WORK REQUIRED
Find the string "this" and gather every line that holds it.

EXTRACTED RECORDS

⟨

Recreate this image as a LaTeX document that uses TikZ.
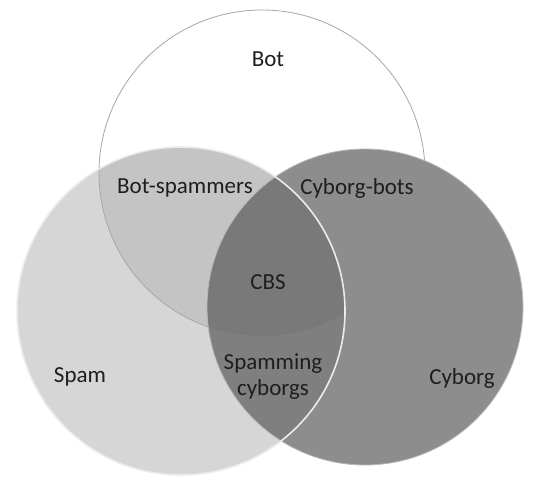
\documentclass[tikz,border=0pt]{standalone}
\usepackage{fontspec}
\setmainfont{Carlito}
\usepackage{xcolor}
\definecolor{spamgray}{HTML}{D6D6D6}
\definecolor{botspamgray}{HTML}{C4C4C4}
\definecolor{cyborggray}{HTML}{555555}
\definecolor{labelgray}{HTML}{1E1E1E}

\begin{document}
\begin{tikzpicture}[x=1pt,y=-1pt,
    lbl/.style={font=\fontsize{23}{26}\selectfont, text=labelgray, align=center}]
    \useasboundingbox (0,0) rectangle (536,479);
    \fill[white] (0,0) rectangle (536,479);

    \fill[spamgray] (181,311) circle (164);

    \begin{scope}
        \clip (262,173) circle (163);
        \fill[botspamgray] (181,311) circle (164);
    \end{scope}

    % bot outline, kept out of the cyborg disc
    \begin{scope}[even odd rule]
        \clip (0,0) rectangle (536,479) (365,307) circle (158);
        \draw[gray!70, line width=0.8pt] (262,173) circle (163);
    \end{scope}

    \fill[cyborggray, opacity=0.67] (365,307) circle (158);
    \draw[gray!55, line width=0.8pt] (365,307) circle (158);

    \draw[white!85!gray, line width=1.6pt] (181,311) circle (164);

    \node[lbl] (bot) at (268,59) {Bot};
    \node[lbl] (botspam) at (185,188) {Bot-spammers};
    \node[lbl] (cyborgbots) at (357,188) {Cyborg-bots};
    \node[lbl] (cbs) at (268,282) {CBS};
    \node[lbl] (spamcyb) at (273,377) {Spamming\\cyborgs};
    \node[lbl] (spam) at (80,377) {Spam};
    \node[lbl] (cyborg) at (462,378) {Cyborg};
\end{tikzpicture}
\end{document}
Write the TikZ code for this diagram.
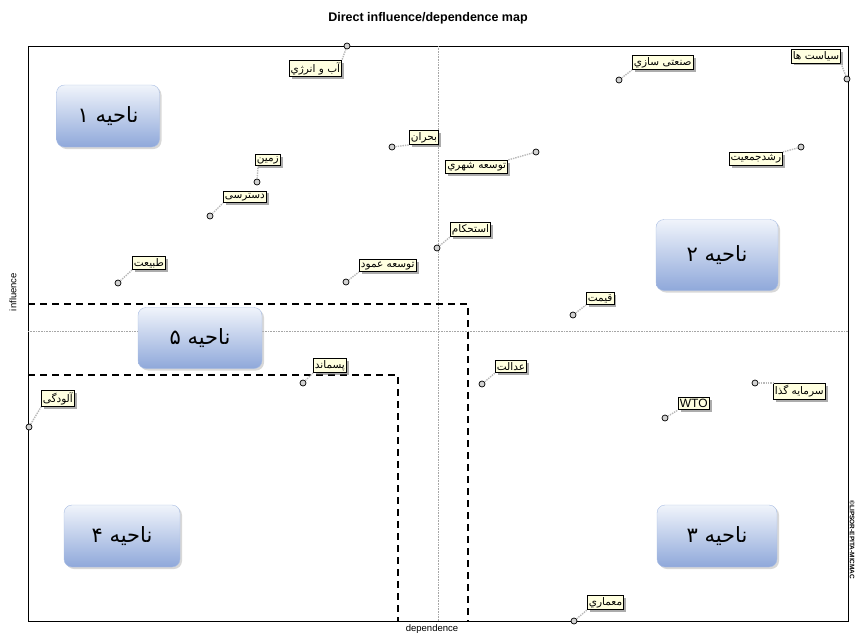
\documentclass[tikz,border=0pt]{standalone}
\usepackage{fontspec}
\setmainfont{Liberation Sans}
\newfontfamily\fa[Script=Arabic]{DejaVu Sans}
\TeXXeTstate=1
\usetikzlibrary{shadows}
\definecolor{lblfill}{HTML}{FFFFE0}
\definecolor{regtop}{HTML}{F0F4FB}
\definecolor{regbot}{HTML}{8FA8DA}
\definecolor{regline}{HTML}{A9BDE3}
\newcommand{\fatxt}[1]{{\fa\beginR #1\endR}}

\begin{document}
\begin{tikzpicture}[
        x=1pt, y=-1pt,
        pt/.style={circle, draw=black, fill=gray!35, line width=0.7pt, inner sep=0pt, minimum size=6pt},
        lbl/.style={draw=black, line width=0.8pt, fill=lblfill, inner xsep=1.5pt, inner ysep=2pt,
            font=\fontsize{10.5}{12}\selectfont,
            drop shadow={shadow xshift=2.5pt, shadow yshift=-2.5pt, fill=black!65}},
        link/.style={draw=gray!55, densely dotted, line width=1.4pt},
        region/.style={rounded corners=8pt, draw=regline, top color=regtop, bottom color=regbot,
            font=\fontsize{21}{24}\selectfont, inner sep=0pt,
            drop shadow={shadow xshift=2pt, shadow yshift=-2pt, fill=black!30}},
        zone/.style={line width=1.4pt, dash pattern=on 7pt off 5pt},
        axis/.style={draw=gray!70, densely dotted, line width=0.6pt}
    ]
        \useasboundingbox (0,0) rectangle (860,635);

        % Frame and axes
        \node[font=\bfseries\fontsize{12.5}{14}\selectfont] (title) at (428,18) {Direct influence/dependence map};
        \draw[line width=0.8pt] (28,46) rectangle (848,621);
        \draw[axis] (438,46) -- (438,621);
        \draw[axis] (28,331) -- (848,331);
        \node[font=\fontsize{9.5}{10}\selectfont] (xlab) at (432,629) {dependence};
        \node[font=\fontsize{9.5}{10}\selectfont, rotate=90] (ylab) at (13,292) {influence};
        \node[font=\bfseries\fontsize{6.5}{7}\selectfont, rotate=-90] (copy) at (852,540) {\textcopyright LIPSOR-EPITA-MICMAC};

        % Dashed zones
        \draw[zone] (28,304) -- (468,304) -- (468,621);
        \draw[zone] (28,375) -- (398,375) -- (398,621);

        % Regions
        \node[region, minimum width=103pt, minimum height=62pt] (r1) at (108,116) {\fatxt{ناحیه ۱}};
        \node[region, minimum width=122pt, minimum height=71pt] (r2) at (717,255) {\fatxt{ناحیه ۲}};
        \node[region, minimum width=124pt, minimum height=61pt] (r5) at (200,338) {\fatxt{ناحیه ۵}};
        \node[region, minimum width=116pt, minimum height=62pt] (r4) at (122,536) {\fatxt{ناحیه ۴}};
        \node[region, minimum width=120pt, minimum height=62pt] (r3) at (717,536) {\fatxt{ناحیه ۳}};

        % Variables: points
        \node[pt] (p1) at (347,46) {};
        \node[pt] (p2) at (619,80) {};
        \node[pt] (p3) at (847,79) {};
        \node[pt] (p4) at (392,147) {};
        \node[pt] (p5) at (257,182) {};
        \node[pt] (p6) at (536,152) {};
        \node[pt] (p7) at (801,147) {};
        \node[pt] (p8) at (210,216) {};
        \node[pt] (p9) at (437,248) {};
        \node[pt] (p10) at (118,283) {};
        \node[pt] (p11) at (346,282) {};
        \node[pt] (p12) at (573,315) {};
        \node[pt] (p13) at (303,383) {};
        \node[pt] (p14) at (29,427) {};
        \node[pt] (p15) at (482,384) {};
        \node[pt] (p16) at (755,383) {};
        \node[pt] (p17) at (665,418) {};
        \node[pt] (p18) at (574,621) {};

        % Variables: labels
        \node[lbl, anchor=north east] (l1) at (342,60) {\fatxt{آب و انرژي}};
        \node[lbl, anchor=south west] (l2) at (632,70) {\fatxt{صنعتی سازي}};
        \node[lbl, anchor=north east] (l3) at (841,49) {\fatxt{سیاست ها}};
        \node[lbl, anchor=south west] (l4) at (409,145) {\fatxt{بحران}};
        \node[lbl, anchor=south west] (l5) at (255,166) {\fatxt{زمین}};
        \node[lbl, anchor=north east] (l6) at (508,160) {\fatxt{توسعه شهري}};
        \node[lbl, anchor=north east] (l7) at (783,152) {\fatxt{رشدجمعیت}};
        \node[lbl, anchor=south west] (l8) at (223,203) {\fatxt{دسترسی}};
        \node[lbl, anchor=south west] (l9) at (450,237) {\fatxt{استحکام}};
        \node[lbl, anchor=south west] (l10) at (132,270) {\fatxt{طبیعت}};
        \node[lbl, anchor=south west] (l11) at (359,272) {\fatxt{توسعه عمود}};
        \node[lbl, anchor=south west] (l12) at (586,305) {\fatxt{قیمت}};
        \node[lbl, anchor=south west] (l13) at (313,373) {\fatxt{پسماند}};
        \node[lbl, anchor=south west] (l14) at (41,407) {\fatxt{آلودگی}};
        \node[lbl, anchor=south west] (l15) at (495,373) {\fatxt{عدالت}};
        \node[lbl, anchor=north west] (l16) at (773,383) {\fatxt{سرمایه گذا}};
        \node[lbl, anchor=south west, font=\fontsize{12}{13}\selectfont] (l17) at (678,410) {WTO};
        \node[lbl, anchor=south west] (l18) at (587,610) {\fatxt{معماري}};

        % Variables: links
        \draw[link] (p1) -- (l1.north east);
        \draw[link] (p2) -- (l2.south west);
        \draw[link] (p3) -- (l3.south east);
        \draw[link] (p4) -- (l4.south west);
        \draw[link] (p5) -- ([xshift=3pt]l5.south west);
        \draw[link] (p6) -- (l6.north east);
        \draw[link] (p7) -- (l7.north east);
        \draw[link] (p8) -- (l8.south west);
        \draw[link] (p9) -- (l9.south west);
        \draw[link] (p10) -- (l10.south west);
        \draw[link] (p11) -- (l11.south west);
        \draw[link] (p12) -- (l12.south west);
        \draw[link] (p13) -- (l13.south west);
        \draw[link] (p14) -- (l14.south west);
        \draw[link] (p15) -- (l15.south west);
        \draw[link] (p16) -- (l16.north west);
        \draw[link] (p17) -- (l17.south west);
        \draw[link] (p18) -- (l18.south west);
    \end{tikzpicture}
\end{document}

⟩

WORKED ANSWER
Recreate this image as a LaTeX document that uses TikZ.
Write the TikZ code for this diagram.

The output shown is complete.